Título: Impasse no balneário
Autor: Cristiane Jungblut/Martha Beck/Janaína Figueiredo
Fonte: O Globo, 04/11/2005, O Mundo, p. 26

Divergência sobre Alca impede que negociadores de 34 países concluam declaração de Mar del Plata

A IV Cúpula das Américas começa hoje no balneário argentino de Mar del Plata em clima de impasse. Até ontem à noite, os negociadores dos 34 países não haviam conseguido chegar a um consenso sobre a declaração final que amanhã deverá ser assinada por 33 chefes de Estado e de governo (o presidente do Panamá não estará presente) que participarão do encontro. Mais uma vez, a criação da Área de Livre Comércio das Américas (Alca) foi a pedra no sapato. A partir de hoje, a decisão final estará nas mãos desses líderes.

Foi um dia de frenéticas negociações. O chanceler argentino, Rafael Bielsa, telefonou para a secretária de Estado americana, Condoleezza Rice, mas não houve acordo.

- As negociações certamente serão encerradas pelos presidentes. Esperamos que seja alcançado um entendimento e que todos os países assinem a declaração final - afirmou o secretário-geral da Organização de Estados Americanos (OEA), o chileno José Miguel Insulza.

Negociadores de todos os países passaram a semana tentando concluir o texto da declaração.

- Mas a questão da Alca polarizou as discussões - explicou um diplomata brasileiro.

Mercosul discorda de México e EUA

Na mesa de negociações estão duas propostas: uma do Mercosul e outra do México, que é apoiada pelos Estados Unidos. Os dois documentos, aos quais O GLOBO teve acesso, refletem as fortes divergências que bloquearam o processo de elaboração do documento final. A proposta do Mercosul questiona as dificuldades que surgiram nos dez anos de negociações (1994-2004) para a criação da Alca: "Reconhecemos que não foram dadas as condições necessárias para alcançar um acordo de livre comércio equilibrado e equitativo a nível hemisférico", afirma.

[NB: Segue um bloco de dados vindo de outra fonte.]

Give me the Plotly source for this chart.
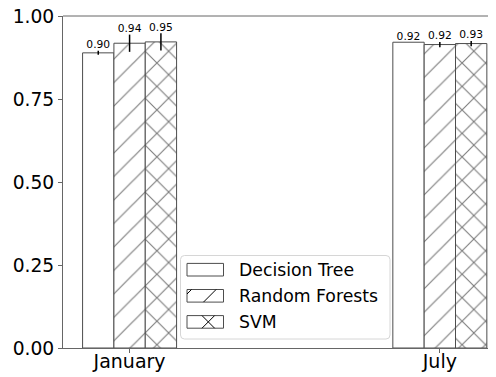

Já o outro bloco de países - integrado por México, Canadá, Chile, Colômbia, Guatemala, Honduras, Panamá e Peru - defendeu o relançamento das negociações em 2006: "Instruímos nossos funcionários responsáveis pelo comércio a se reunirem no mais tardar em abril de 2006 para examinar e superar as dificuldades existentes de forma a avançar nas negociações da Alca". A proposta foi considerada inadmissível pelos brasileiros.

- É preciso criar condições para que os países retomem as negociações da Alca. Decidir uma data é algo improdutivo e que faz o processo perder credibilidade - disse o diplomata brasileiro.

Ele também lembrou que é preciso esperar o resultado das negociações sobre subsídios da Organização Mundial de Comércio (OMC), que poderia "lançar novas luzes sobre a Alca".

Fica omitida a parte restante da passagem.